Trying to prove or disprove that $C_1$ contains $C_2$ and $C_2$ contains $C_1$ OR neither contains the other.. but I think I'm leaning towards the former by this logic:
A Circle $A$ is contained in a circle $B \iff \forall \; (x, y) \in A$, $(x, y)$ is also $\in B$. Or in other words, every point in B is less than A's radius from A's Center.
So for the case where $A$ and $B$, are geometrically identical: The distance from $A$'s center to $B$'s center is $0$, therefore any point in $B$ is at most $A$'s radius away from $B$'s center (aka $B$'s radius, so within $B$).
Another approach might hint at the Ship of Theseus. Since $A$ and $B$ are geometrically identical, $B$ can be replaced with $A$. and $A$ contains itself. Therefore $A$ contains $B$, and $B$ contains $A$ by the same logic.
Does this hold water? I started by thinking about counting intersections but that sent me down the wrong rabbit hole I think.

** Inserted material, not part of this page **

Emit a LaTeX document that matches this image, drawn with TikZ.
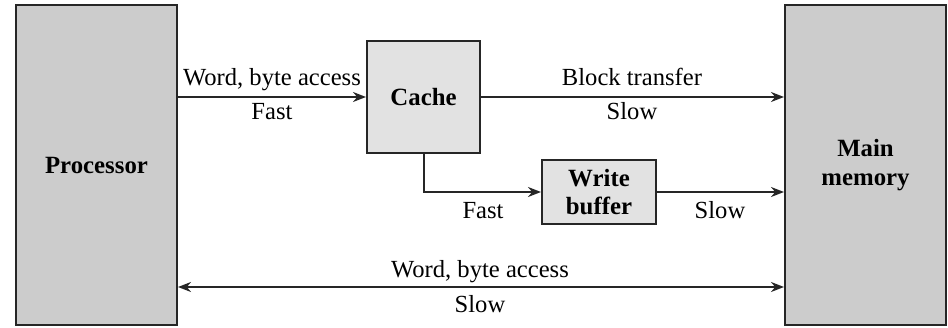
\documentclass[tikz,border=0pt]{standalone}
\usepackage{fontspec}
\setmainfont{Liberation Serif}
\usetikzlibrary{arrows.meta,calc}
\definecolor{darkfill}{HTML}{CCCCCC}
\definecolor{lightfill}{HTML}{E2E2E2}
\begin{document}
\begin{tikzpicture}[x=1pt,y=-1pt,
  box/.style={draw=black!85,line width=2pt,inner sep=0pt,font=\fontsize{24.8}{28.5}\selectfont\bfseries,align=center},
  conn/.style={line width=2pt,draw=black!85,-{Stealth[length=13pt,width=10pt]}},
  lbl/.style={font=\fontsize{24.6}{28}\selectfont,anchor=base,inner sep=0pt}]
\useasboundingbox (0,0) rectangle (948,327);
\node[box,fill=darkfill,minimum width=161pt,minimum height=320pt] (proc) at (96.5,165) {Processor};
\node[box,fill=lightfill,minimum width=113pt,minimum height=112pt] (cache) at (423.5,97) {Cache};
\node[box,fill=lightfill,minimum width=114pt,minimum height=64pt] (wbuf) at (599,192) {Write\\buffer};
\node[box,fill=darkfill,minimum width=161pt,minimum height=320pt] (mem) at (865.5,165) {Main\\memory};
\coordinate (bl) at (proc.east |- 0,287);
\coordinate (br) at (mem.west |- 0,287);
\draw[conn] (proc.east |- cache.west) -- (cache.west);
\draw[conn] (cache.east) -- (mem.west |- cache.east);
\draw[conn] (cache.south) |- (wbuf.west);
\draw[conn] (wbuf.east) -- (mem.west |- wbuf.east);
\draw[conn,{Stealth[length=13pt,width=10pt]}-{Stealth[length=13pt,width=10pt]}] (bl) -- (br);
\node[lbl] (l1) at (272,85) {Word, byte access};
\node[lbl] (l2) at (272,119) {Fast};
\node[lbl] (l3) at (632,85) {Block transfer};
\node[lbl] (l4) at (632,119) {Slow};
\node[lbl] (l5) at (483,218) {Fast};
\node[lbl] (l6) at (720,218) {Slow};
\node[lbl] (l7) at (480,277) {Word, byte access};
\node[lbl] (l8) at (480,312) {Slow};
\end{tikzpicture}
\end{document}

Ultimately depends on how formal you want to be, but your first approach feels vague, and the second feels circular (in that it somewhat assumes $A=B$ from the outset).
I would approach it in a more set-theoretic fashion.
You seem to have defined two sets, your circles, by the following rules:
$$\begin{align*} S_A &:= \left\{ (x,y) \in \mathbb{R}^2 \,\middle|\, 0 \le \sqrt{|x-h|^2 + |y-k|^2} < r \right\} \\ S_B &:= \left\{ (x,y) \in \mathbb{R}^2 \,\middle|\, 0 \le \sqrt{|x-h|^2 + |y-k|^2} < r \right\} \end{align*}$$
Notice how both have encoded that, for $(x,y)$ to be contained in the circle, its distance from $(h,k)$ must be less than $r$. (Possibly including $r$ depending on your definition, but it won't affect things.)
Then that $S_A \subseteq S_B$ and $S_B \subseteq S_A$ is immediate ($(x,y) \in S_A$ iff it meets the distance condition, which is the same in $S_B$), and so $S_A = S_B$.